There are many demands in today’s society and parents need all the help they can get, so offering after-school care can be a breath of fresh air.

There are many reasons after-school programs are so important. “Many families have parents who both need to work during the hours when their children get out of school and up until dinner time,” said Benjamin McCue, the assistant youth director at the Worcester JCC in Worcester, Massachusetts. “Having an after-school program where their children can be involved is crucial to the welfare of their family.”

Another benefit of offering after-school care, according to McCue, is the enrichment and social engagement children are able to receive and take part in during the program. “Building a community is important,” he explained. “If we offer good programs and keep children engaged, we are keeping them off the streets, and not allowing them to find themselves in bad situations to make bad or life changing choices.”

The Worcester JCC offers their program for children in kindergarten to sixth grade. They typically enroll around 125 children, who all are registered for certain days a week. This gives their program anywhere from 80 to 100 children serviced daily.
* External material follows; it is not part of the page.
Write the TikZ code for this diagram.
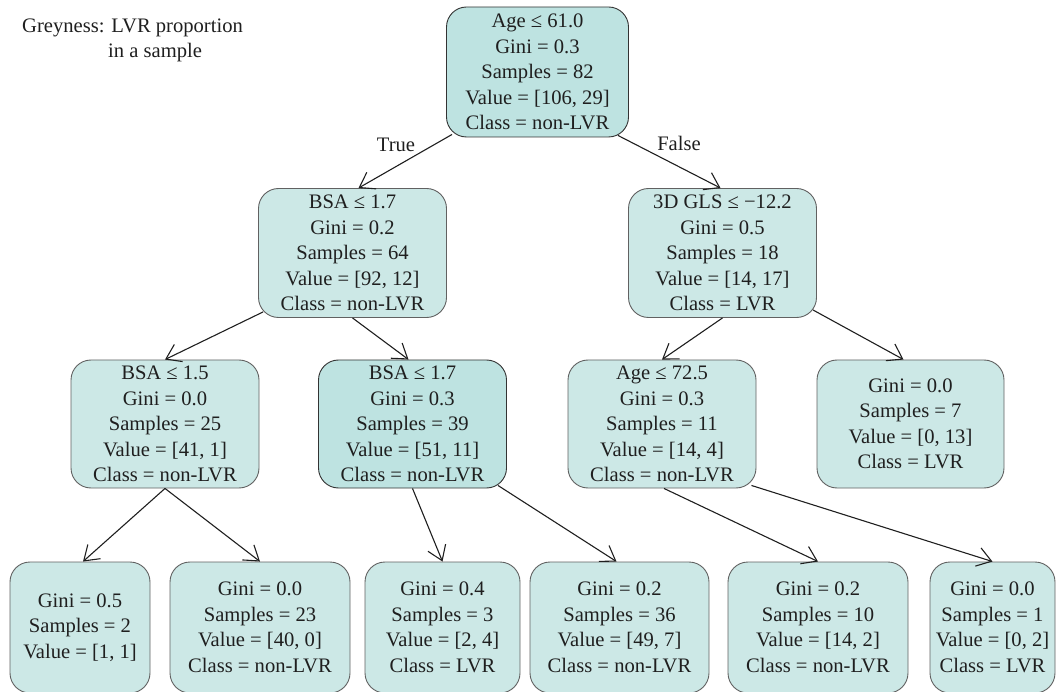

Their program runs from 2:30 p.m. to 5:30 p.m., and they provide bus transportation from the children’s schools to the JCC — a great addition for families who need this service.

It takes a lot of work and planning to successfully run an after-school program. However, McCue said it can be done if you have a great team. “Ultimately, having great trained group leaders who follow directions is important to effective programming,” he explained. “Honestly, you need to know the children you are servicing. If you see what they are into, learn it, get into it, play it and run it. This will help in curbing behavior management, bullying and boredom.”

In reality, there is much more that goes into Worcester JCC’s programs, but McCue wants community rec professionals to think about this scenario: “A child just got out of school, they want to release their energy, and we want them to do that positively while enjoying themselves in group settings, offering social and emotional engagement. That being said, we also want them to go home with a smile on their face, and when their parents ask them how after-school was, we want them to say, ‘Awesome!’ Then we did our job just for that day.”

To McCue, that is the bread and butter. In order to make that happen, he has to make sure the JCC is consistently training their qualified staff, keeping an eye on any safety risks, and continuously changing activities and programs. This ensures children are having a great time with the and wanting to be part of their community.

In the end, the best way to program for children is to bring out your own inner child.